## Job
Using the listing below, extract each line that has the word "chart" in it.

---*---

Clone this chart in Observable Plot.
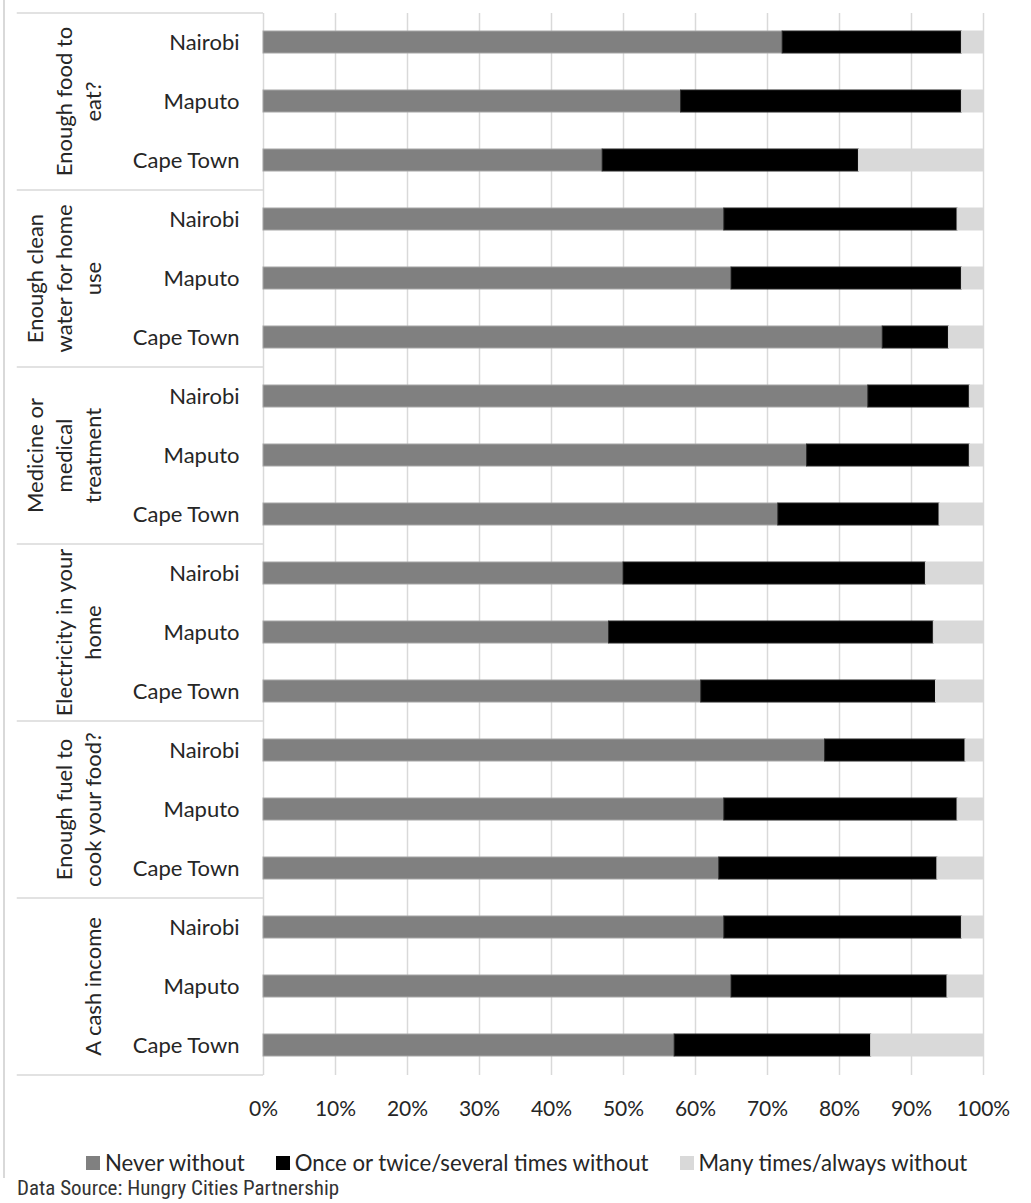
<!DOCTYPE html>
<html>
<head>
<meta charset="utf-8">
<script src="https://cdn.jsdelivr.net/npm/d3@7"></script>
<script src="https://cdn.jsdelivr.net/npm/@observablehq/plot@0.6"></script>
<style>
  body { margin: 0; background: #fff; }
  #wrap { position: relative; width: 1031px; height: 1203px; overflow: hidden; background: #fff; }
  #chart { position: absolute; left: 0; top: 0; }
  #border { position: absolute; left: 3px; top: 0; width: 2px; height: 1178px; background: #d9d9d9; }
  #legend { position: absolute; left: 86px; top: 1152px; }
  #legend .lg-swatches { min-height: 0 !important; margin: 0 !important; line-height: 1 !important; }
  #legend .lg-swatch { margin-right: 31px !important; line-height: 1 !important; }
  #legend .lg-swatch > svg { margin-right: 5px !important; }
  #source { position: absolute; left: 17px; top: 1178px; font-family: "Liberation Sans Narrow", "Roboto Condensed", "DejaVu Sans Condensed", sans-serif; font-size: 21px; line-height: 1; color: #333; white-space: nowrap; }
</style>
</head>
<body>
<div id="wrap">
  <div id="chart"></div>
  <div id="border"></div>
  <div id="legend"></div>
  <div id="source">Data Source: Hungry Cities Partnership</div>
</div>
<script>
// ---- Data ----
const groups = [
  "Enough food to eat?",
  "Enough clean water for home use",
  "Medicine or medical treatment",
  "Electricity in your home",
  "Enough fuel to cook your food?",
  "A cash income"
];
const groupLines = [
  ["Enough food to", "eat?"],
  ["Enough clean", "water for home", "use"],
  ["Medicine or", "medical", "treatment"],
  ["Electricity in your", "home"],
  ["Enough fuel to", "cook your food?"],
  ["A cash income"]
];
const cities = ["Nairobi", "Maputo", "Cape Town"];
const series = ["Never without", "Once or twice/several times without", "Many times/always without"];
const seriesColors = ["#808080", "#000000", "#d9d9d9"];
// one value per row, in order: group by group, Nairobi, Maputo, Cape Town
const neverWithout = [72.1, 58.0, 47.1, 64.0, 65.0, 86.0, 84.0, 75.5, 71.5, 50.0, 48.0, 60.8, 78.0, 64.0, 63.3, 64.0, 65.0, 57.1];
const onceOrTwice  = [24.9, 39.0, 35.6, 32.4, 32.0, 9.2, 14.1, 22.6, 22.4, 42.0, 45.1, 32.6, 19.5, 32.4, 30.3, 33.0, 30.0, 27.3];
const manyTimes    = [3.0, 3.0, 17.3, 3.6, 3.0, 4.8, 1.9, 1.9, 6.1, 8.0, 6.9, 6.6, 2.5, 3.6, 6.4, 3.0, 5.0, 15.6];
const xTicks = [0, 10, 20, 30, 40, 50, 60, 70, 80, 90, 100];

// ---- Build tables ----
const keys = groups.flatMap(g => cities.map(c => g + "|" + c));
const values = [neverWithout, onceOrTwice, manyTimes];
const data = keys.flatMap((k, i) => series.map((s, j) => ({key: k, series: s, value: values[j][i]})));
const groupData = groups.map((g, j) => ({
  group: g,
  label: groupLines[j].join("\n"),
  top: keys[j * 3],
  mid: keys[j * 3 + 1],
  bottom: keys[j * 3 + 2]
}));

const W = 1031, H = 1135, mTop = 13, mBottom = 60, mLeft = 263, mRight = 48;
const step = (H - mTop - mBottom) / keys.length;
const gridStyle = {stroke: "#d9d9d9", strokeOpacity: 1, strokeWidth: 1.5};
const barBorder = {"Never without": "#a6a6a6", "Once or twice/several times without": "#262626", "Many times/always without": "#d9d9d9"};

const plot = Plot.plot({
  width: W,
  height: H,
  marginTop: mTop,
  marginBottom: mBottom,
  marginLeft: mLeft,
  marginRight: mRight,
  style: {fontFamily: "Lato, sans-serif", fontSize: "22px", color: "#262626", background: "white"},
  x: {domain: [0, 100], label: null},
  y: {domain: keys, paddingInner: 0.62, paddingOuter: 0.31, label: null},
  color: {domain: series, range: seriesColors},
  marks: [
    Plot.gridX(xTicks, gridStyle),
    Plot.barX(data, {x: "value", y: "key", fill: "series", stroke: d => barBorder[d.series], strokeWidth: 1}),
    Plot.axisX(xTicks, {tickSize: 0, tickPadding: 26, tickFormat: d => d + "%", label: null, fontSize: 21}),
    Plot.axisY({tickSize: 0, tickPadding: 24, tickFormat: k => k.split("|")[1], label: null}),
    // group separators in the label area
    Plot.ruleY(groupData, {y: "top", dy: -step / 2, x1: -34.2, x2: 0, ...gridStyle}),
    Plot.ruleY(groupData.slice(-1), {y: "bottom", dy: step / 2, x1: -34.2, x2: 0, ...gridStyle}),
    // rotated group labels
    Plot.text(groupData, {
      y: "mid",
      text: "label",
      frameAnchor: "left",
      dx: -163,
      rotate: -90,
      textAnchor: "middle",
      lineAnchor: "bottom",
      lineHeight: 1.3,
      fill: "#262626"
    })
  ]
});
document.getElementById("chart").appendChild(plot);

const legend = plot.legend("color", {
  swatchSize: 14,
  className: "lg",
  style: {fontFamily: "Lato, sans-serif", fontSize: "22.2px", color: "#262626", lineHeight: "1"}
});
document.getElementById("legend").appendChild(legend);
</script>
</body>
</html>
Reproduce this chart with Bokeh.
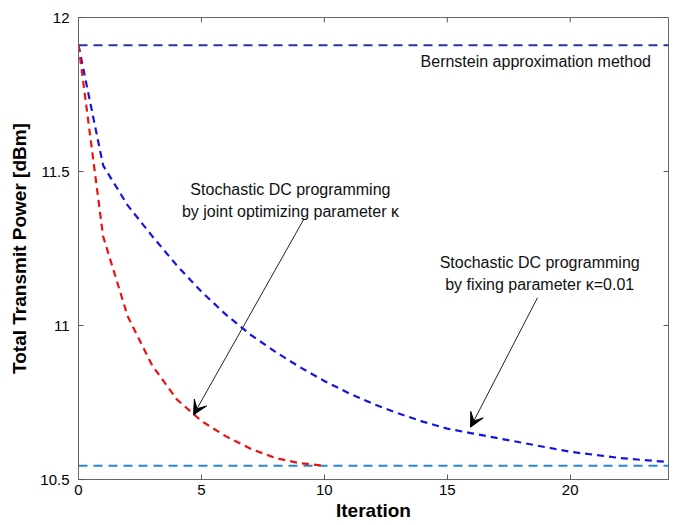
from bokeh.plotting import figure
from bokeh.models import (Range1d, LinearAxis, FixedTicker, PrintfTickFormatter,
                          Label, Arrow, VeeHead)
from bokeh.embed import file_html
from bokeh.resources import INLINE

# ---- data ----
iter_joint = [0, 1, 2, 3, 4, 5, 6, 7, 8, 9, 10]
power_joint = [11.91, 11.29, 11.03, 10.87, 10.76, 10.69, 10.64, 10.60, 10.57, 10.553, 10.545]

iter_fixed = list(range(0, 25))
power_fixed = [11.91, 11.52, 11.39, 11.29, 11.195, 11.11, 11.035, 10.97, 10.915, 10.865,
               10.82, 10.78, 10.745, 10.715, 10.688, 10.665, 10.65, 10.635, 10.62,
               10.605, 10.59, 10.58, 10.57, 10.563, 10.557]

bernstein_level = 11.91
lower_bound_level = 10.545

x_ticks = [0, 5, 10, 15, 20]
y_ticks = [10.5, 11, 11.5, 12]

FONT = "Liberation Sans"

p = figure(width=672, height=523, output_backend="svg", toolbar_location=None,
           x_range=Range1d(0, 24), y_range=Range1d(10.5, 12),
           min_border_left=78, min_border_right=4, min_border_top=17, min_border_bottom=40)
p.background_fill_color = "white"
p.border_fill_color = "white"
p.grid.visible = False
p.outline_line_color = "#666666"
p.outline_line_width = 1

# reference lines
p.line([0, 24], [bernstein_level, bernstein_level], line_color="#2634a8", line_width=2,
       line_dash="9 6")
p.line([0, 24], [lower_bound_level, lower_bound_level], line_color="#2a86d4", line_width=2,
       line_dash="9 6")

# curves
p.line(iter_fixed, power_fixed, line_color="#1414e6", line_width=2.2, line_dash="7 5")
p.line(iter_joint, power_joint, line_color="#ee1111", line_width=2.2, line_dash="7 5")

# axes styling
xa = p.xaxis[0]
ya = p.yaxis[0]
xa.ticker = FixedTicker(ticks=x_ticks)
ya.ticker = FixedTicker(ticks=y_ticks)
ya.formatter = PrintfTickFormatter(format="%g")
for ax in (xa, ya):
    ax.axis_line_color = "#666666"
    ax.major_tick_line_color = "#555555"
    ax.major_tick_in = 5
    ax.major_tick_out = 0
    ax.minor_tick_line_color = None
    ax.major_label_text_font = FONT
    ax.major_label_text_font_size = "15px"
    ax.major_label_text_color = "black"
    ax.axis_label_text_font = FONT
    ax.axis_label_text_font_style = "bold"
    ax.axis_label_text_font_size = "19px"
    ax.axis_label_text_color = "black"
xa.major_label_standoff = 5
ya.major_label_standoff = 9
xa.axis_label = "Iteration"
ya.axis_label = "Total Transmit Power [dBm]"
xa.axis_label_standoff = 2
ya.axis_label_standoff = 7

# inside ticks on the top and right edges of the box
n_x = len(x_ticks)
n_y = len(y_ticks)
p.segment(x0=x_ticks, y0=[12] * n_x, x1=x_ticks, y1=[12 - 0.016] * n_x,
          line_color="#555555", line_width=1)
p.segment(x0=[24] * n_y, y0=y_ticks, x1=[24 - 0.2] * n_y, y1=y_ticks,
          line_color="#555555", line_width=1)

# annotations
def lab(x, y, t):
    p.add_layout(Label(x=x, y=y, text=t, text_font=FONT, text_font_size="16px",
                       text_align="center", text_baseline="middle", text_color="#111111"))

lab(18.6, 11.858, "Bernstein approximation method")
lab(8.62, 11.44, "Stochastic DC programming")
lab(8.62, 11.37, "by joint optimizing parameter \u03ba")
lab(18.76, 11.204, "Stochastic DC programming")
lab(18.76, 11.133, "by fixing parameter \u03ba=0.01")

p.add_layout(Arrow(end=VeeHead(size=14, fill_color="black", line_color="black"),
                   x_start=9.15, y_start=11.343, x_end=4.68, y_end=10.71,
                   line_color="#222222", line_width=1))
p.add_layout(Arrow(end=VeeHead(size=14, fill_color="black", line_color="black"),
                   x_start=18.67, y_start=11.09, x_end=15.95, y_end=10.67,
                   line_color="#222222", line_width=1))

open("out.html", "w").write(file_html(p, INLINE))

---*---

## The response
Clone this chart in Observable Plot.
  #chart { position: absolute; left: 0; top: 0; }
  <div id="chart"></div>
document.getElementById("chart").appendChild(plot);
Reproduce this chart with Bokeh.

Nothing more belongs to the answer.